(Code that draws figures)
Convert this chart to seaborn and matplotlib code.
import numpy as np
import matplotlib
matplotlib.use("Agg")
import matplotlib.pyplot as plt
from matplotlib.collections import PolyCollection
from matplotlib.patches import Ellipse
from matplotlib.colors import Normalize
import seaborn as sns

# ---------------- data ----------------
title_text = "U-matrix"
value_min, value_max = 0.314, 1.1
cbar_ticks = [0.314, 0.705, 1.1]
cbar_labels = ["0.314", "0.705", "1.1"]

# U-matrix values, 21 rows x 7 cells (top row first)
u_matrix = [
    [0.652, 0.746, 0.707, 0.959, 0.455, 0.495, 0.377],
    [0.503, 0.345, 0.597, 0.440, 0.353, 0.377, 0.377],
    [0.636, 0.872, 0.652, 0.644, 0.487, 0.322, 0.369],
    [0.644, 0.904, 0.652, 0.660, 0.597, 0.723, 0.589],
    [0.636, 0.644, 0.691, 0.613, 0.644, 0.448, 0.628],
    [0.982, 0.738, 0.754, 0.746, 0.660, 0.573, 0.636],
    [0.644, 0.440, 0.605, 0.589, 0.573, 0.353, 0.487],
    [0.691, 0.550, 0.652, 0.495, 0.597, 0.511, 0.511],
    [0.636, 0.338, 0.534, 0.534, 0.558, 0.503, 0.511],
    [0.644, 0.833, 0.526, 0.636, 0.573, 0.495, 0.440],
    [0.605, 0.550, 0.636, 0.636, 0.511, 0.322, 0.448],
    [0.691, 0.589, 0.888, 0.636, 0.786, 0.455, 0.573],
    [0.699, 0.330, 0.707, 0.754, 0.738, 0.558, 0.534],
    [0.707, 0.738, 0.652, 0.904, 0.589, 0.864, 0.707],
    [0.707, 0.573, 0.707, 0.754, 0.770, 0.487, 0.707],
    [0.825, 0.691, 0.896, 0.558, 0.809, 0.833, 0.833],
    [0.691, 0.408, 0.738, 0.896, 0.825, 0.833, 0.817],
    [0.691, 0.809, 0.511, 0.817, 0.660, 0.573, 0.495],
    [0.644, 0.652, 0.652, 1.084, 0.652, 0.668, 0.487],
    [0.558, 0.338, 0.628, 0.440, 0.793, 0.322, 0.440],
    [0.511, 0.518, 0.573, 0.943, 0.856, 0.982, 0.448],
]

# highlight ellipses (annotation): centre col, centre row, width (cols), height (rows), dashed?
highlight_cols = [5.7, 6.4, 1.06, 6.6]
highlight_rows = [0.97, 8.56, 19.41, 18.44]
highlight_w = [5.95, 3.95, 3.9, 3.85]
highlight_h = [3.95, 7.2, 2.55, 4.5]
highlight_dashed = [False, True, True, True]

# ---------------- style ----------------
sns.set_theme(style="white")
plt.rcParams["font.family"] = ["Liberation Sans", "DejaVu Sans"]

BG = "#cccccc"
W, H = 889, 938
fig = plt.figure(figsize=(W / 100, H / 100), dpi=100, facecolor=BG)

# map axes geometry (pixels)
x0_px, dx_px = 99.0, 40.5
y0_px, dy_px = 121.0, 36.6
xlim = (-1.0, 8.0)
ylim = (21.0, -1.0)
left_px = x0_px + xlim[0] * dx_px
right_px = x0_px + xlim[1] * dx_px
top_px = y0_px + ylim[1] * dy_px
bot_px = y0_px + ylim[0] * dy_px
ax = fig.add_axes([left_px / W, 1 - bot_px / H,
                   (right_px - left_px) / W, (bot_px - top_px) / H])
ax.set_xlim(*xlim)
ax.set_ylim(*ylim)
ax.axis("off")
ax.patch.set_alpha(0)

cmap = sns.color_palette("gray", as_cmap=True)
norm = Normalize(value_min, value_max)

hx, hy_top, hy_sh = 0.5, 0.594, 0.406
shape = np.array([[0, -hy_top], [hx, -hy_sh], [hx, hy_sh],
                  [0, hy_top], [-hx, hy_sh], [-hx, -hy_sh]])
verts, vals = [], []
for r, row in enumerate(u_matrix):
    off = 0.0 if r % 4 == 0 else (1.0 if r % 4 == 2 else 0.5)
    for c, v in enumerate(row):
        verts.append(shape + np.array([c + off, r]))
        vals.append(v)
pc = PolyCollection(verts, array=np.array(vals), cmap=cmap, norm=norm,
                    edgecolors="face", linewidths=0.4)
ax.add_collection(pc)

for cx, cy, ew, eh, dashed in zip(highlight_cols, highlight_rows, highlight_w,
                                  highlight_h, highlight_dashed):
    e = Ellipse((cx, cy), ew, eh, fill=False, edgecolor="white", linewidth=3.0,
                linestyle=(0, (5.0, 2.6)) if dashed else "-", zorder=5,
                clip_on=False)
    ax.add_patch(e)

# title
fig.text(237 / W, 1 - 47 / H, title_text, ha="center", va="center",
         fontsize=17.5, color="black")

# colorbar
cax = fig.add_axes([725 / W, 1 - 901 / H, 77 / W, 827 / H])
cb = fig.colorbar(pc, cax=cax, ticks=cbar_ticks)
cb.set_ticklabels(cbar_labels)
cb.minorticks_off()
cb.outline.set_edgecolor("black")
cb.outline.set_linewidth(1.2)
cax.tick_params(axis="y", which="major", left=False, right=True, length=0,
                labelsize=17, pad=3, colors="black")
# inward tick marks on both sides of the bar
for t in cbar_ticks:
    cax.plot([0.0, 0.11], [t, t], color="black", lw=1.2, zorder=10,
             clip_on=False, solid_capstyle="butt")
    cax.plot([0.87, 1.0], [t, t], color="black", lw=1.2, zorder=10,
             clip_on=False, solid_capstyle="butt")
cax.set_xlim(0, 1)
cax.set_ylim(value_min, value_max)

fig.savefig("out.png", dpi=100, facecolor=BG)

---

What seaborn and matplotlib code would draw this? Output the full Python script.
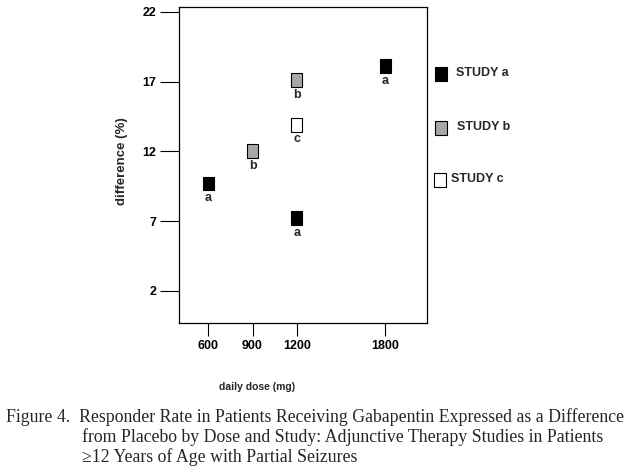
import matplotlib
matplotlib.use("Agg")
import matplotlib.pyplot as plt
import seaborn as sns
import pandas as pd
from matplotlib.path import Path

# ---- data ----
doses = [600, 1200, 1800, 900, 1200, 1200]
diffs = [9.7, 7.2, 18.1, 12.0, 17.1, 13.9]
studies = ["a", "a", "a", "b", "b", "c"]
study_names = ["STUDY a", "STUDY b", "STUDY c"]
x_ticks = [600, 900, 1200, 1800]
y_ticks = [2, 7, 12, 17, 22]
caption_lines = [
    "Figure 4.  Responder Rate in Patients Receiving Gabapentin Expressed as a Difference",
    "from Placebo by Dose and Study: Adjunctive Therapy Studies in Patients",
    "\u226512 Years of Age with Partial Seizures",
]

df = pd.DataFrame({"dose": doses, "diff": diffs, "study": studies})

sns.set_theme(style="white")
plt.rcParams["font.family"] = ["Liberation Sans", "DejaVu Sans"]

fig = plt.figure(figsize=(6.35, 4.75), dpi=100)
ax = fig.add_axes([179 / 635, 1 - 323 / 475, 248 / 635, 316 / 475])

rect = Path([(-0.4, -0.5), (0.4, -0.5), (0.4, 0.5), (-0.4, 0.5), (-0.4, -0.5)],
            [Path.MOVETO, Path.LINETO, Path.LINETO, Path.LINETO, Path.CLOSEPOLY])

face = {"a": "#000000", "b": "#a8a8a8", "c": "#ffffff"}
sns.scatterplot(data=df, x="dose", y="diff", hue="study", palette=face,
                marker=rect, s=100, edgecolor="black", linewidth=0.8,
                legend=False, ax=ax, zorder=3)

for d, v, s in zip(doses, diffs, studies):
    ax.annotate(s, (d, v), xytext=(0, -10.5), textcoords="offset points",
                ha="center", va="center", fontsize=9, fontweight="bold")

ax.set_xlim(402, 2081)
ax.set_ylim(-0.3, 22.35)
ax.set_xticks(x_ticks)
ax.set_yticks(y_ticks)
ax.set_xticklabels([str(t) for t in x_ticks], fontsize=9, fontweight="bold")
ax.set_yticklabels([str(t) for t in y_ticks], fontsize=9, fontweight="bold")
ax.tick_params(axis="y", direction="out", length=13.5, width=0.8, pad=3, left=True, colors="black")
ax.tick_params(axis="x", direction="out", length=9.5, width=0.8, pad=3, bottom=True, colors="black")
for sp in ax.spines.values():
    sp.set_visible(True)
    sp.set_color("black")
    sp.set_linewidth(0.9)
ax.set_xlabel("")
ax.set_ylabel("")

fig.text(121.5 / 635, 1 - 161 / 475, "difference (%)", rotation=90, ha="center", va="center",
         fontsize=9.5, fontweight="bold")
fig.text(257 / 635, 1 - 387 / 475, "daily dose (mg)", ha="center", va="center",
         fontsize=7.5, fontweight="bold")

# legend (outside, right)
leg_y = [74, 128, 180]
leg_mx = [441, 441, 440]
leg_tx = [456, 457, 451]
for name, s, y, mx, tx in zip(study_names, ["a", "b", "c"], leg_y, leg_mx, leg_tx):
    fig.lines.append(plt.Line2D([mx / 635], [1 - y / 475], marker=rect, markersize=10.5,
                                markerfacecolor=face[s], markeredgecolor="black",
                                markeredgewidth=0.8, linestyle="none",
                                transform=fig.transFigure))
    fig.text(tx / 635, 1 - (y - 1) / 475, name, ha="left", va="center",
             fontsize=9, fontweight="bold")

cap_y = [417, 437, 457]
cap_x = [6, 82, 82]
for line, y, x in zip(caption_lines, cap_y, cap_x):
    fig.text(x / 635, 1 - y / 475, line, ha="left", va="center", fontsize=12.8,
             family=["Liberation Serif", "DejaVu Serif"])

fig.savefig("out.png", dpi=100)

- Written problem -
Tally the lines holding the string "matplotlib" and give only the count.

- Reply -
12